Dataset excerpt
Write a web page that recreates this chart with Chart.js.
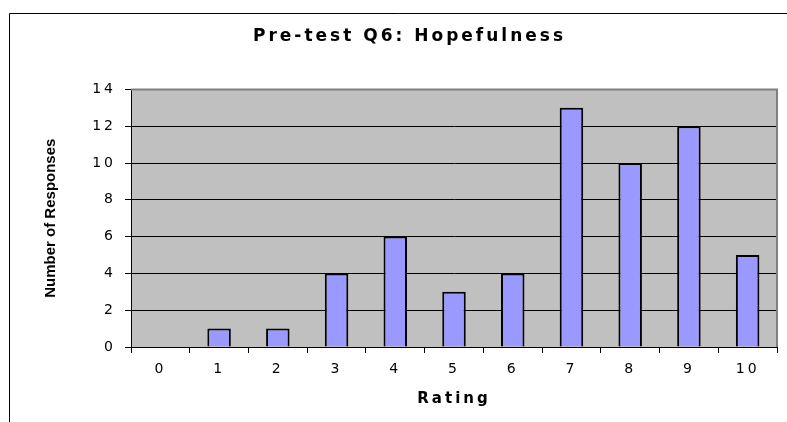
<!DOCTYPE html>
<html lang="en">
<head>
  <meta charset="UTF-8">
  <title>Pre-test Q6: Hopefulness</title>
  <style>
    html, body { margin: 0; padding: 0; background: #fff; }
    #wrap { width: 787px; height: 422px; }
  </style>
</head>
<body>
<div id="wrap">
  <canvas id="chart" width="787" height="422"></canvas>
</div>

<script src="https://cdn.jsdelivr.net/npm/chart.js"></script>

<script>
  const ratings = ['0', '1', '2', '3', '4', '5', '6', '7', '8', '9', '10'];
  const responses = [0, 1, 1, 4, 6, 3, 4, 13, 10, 12, 5];
  const yTicks = [0, 2, 4, 6, 8, 10, 12, 14];
  const yTitle = 'Number of Responses';

  // the source chart has wide lettering, so a wide face plus a little spacing
  const WIDE = '"DejaVu Sans", Verdana, sans-serif';
  const ARIAL = 'Arial, "Liberation Sans", sans-serif';
  const SPACING = '3px';

  // grey plot area, outer frame and the vertical axis title
  const frame = {
    id: 'frame',
    beforeDraw(chart) {
      const { ctx, chartArea: a } = chart;
      ctx.save();
      ctx.fillStyle = '#c0c0c0';
      ctx.fillRect(a.left, a.top, a.right - a.left, a.bottom - a.top);
      ctx.strokeStyle = '#000';
      ctx.lineWidth = 1;
      ctx.beginPath();
      ctx.moveTo(9.5, 422);
      ctx.lineTo(9.5, 13.5);
      ctx.lineTo(787, 13.5);
      ctx.stroke();
      ctx.restore();
      ctx.letterSpacing = SPACING;
    },
    afterDatasetsDraw(chart) {
      const { ctx, chartArea: a } = chart;
      ctx.save();
      ctx.strokeStyle = '#808080';
      ctx.lineWidth = 2;
      ctx.beginPath();
      ctx.moveTo(a.left, a.top);
      ctx.lineTo(a.right, a.top);
      ctx.lineTo(a.right, a.bottom);
      ctx.stroke();
      ctx.restore();
    },
    afterDraw(chart) {
      const { ctx, chartArea: a } = chart;
      ctx.save();
      ctx.letterSpacing = '0px';
      ctx.font = 'bold 15px ' + ARIAL;
      ctx.fillStyle = '#000';
      ctx.textAlign = 'center';
      ctx.textBaseline = 'middle';
      ctx.translate(51, (a.top + a.bottom) / 2);
      ctx.rotate(-Math.PI / 2);
      ctx.fillText(yTitle, 0, 0);
      ctx.restore();
    }
  };

  new Chart(document.getElementById('chart'), {
    type: 'bar',
    data: {
      labels: ratings,
      datasets: [{
        data: responses,
        backgroundColor: '#9999ff',
        borderColor: '#000',
        borderWidth: 2,
        categoryPercentage: 0.4,
        barPercentage: 1
      }]
    },
    options: {
      responsive: false,
      animation: false,
      devicePixelRatio: 1,
      layout: { padding: { left: 42, right: 10, top: 0, bottom: 0 } },
      plugins: {
        legend: { display: false },
        tooltip: { enabled: false },
        title: {
          display: true,
          text: 'Pre-test Q6: Hopefulness',
          color: '#000',
          font: { family: WIDE, size: 17, weight: 'bold' },
          padding: { top: 26, bottom: 43 }
        }
      },
      scales: {
        x: {
          offset: true,
          grid: { offset: true, drawOnChartArea: false, drawTicks: true, tickLength: 6, color: '#000' },
          border: { color: '#000', width: 1 },
          ticks: { color: '#000', font: { family: WIDE, size: 14 }, padding: 8, maxRotation: 0 },
          title: {
            display: true,
            text: 'Rating',
            color: '#000',
            font: { family: WIDE, size: 15, weight: 'bold' },
            padding: { top: 4, bottom: 14 }
          },
          afterFit(s) { s.height = 422 - 347; }
        },
        y: {
          min: 0,
          max: 14,
          afterBuildTicks(s) { s.ticks = yTicks.map(v => ({ value: v })); },
          grid: { color: '#000', tickLength: 6, drawTicks: true },
          border: { color: '#000', width: 1 },
          ticks: { color: '#000', font: { family: WIDE, size: 14 }, padding: 9 },
          afterFit(s) { s.width = 131 - 42; }
        }
      }
    },
    plugins: [frame]
  });
</script>
</body>
</html>
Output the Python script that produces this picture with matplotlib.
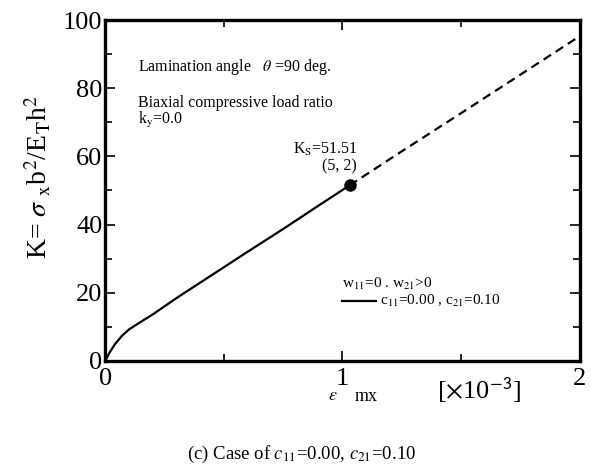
import matplotlib.pyplot as plt
from matplotlib.ticker import MultipleLocator

plt.rcParams['font.family'] = ['Liberation Serif', 'DejaVu Serif']
plt.rcParams['mathtext.fontset'] = 'stix'

# stable (solid) path
eps_solid = [0.0, 0.02, 0.04, 0.07, 0.10, 0.14, 0.20, 0.30, 0.45, 0.60, 0.75, 0.90, 1.03]
k_solid = [0.0, 2.6, 4.8, 7.3, 9.2, 11.0, 13.6, 18.4, 25.2, 32.0, 38.7, 45.6, 51.51]
# post-buckling (dashed) path
eps_dash = [1.03, 1.25, 1.50, 1.75, 2.0]
k_dash = [51.51, 61.5, 72.7, 84.0, 95.3]

fig = plt.figure(figsize=(5.91, 4.68), dpi=100)
ax = fig.add_axes([0.178, 0.229, 0.803, 0.728])

ax.plot(eps_solid, k_solid, 'k-', lw=1.6)
ax.plot(eps_dash, k_dash, 'k--', lw=1.6, dashes=(4, 2.5))
ax.plot([eps_solid[-1]], [k_solid[-1]], 'ko', ms=8)

ax.set_xlim(0, 2)
ax.set_ylim(0, 100)
ax.xaxis.set_major_locator(MultipleLocator(1))
ax.xaxis.set_minor_locator(MultipleLocator(0.5))
ax.yaxis.set_major_locator(MultipleLocator(20))
ax.yaxis.set_minor_locator(MultipleLocator(10))
ax.tick_params(which='both', direction='in', top=True, right=True, width=1.2)
ax.tick_params(which='major', length=7, labelsize=19, pad=2)
ax.tick_params(axis='x', which='major', pad=5)
ax.tick_params(which='minor', length=5)
for s in ax.spines.values():
    s.set_linewidth(2.4)

ax.set_ylabel(r'K= $\sigma$ $_{\rm x}$b$^2$/E$_{\rm T}$h$^2$', fontsize=20)
ax.yaxis.set_label_coords(-0.11, 0.54)

ax.text(0.07, 0.852, r'Lamination angle   $\theta$ =90 deg.', transform=ax.transAxes, fontsize=11.5)
ax.text(0.07, 0.745, 'Biaxial compressive load ratio', transform=ax.transAxes, fontsize=11.5)
ax.text(0.07, 0.695, r'k$_{\rm y}$=0.0', transform=ax.transAxes, fontsize=11.5)

ax.text(0.93, 60.8, r'K$_{\rm S}$=51.51', ha='center', fontsize=11.5)
ax.text(0.985, 55.8, '(5, 2)', ha='center', fontsize=11.5)

# legend
ax.text(1.0, 21.5, r'w$_{11}$=0 . w$_{21}$>0', fontsize=11)
ax.plot([1.0, 1.14], [17.5, 17.5], 'k-', lw=1.6)
ax.text(1.16, 16.5, r'c$_{11}$=0.00 , c$_{21}$=0.10', fontsize=11)

fig.text(0.563, 0.146, r'$\epsilon$', fontsize=13, ha='center')
fig.text(0.60, 0.143, 'mx', fontsize=13)
fig.text(0.81, 0.148, r'[$\times$10$^{\mathsf{-3}}$]', fontsize=19, ha='center')
fig.text(0.51, 0.02, r'(c) Case of $c_{11}$=0.00, $c_{21}$=0.10', fontsize=13.5, ha='center')

fig.savefig('out.png', dpi=100)
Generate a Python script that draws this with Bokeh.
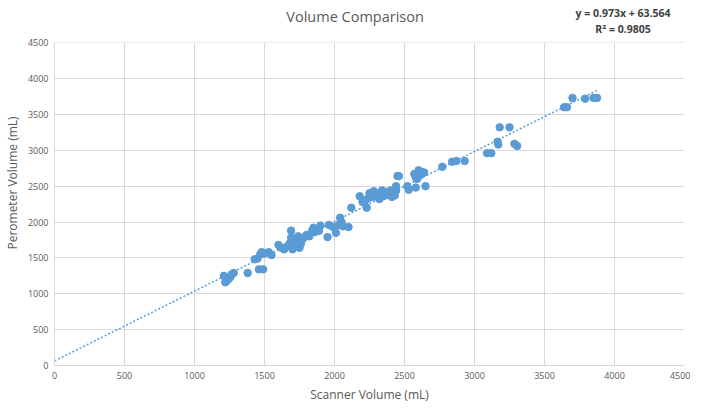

__Task to carry out__
Show each line of the data that contains the string "Python".

__The reply__
Output the Python script that produces this picture with matplotlib.
Generate a Python script that draws this with Bokeh.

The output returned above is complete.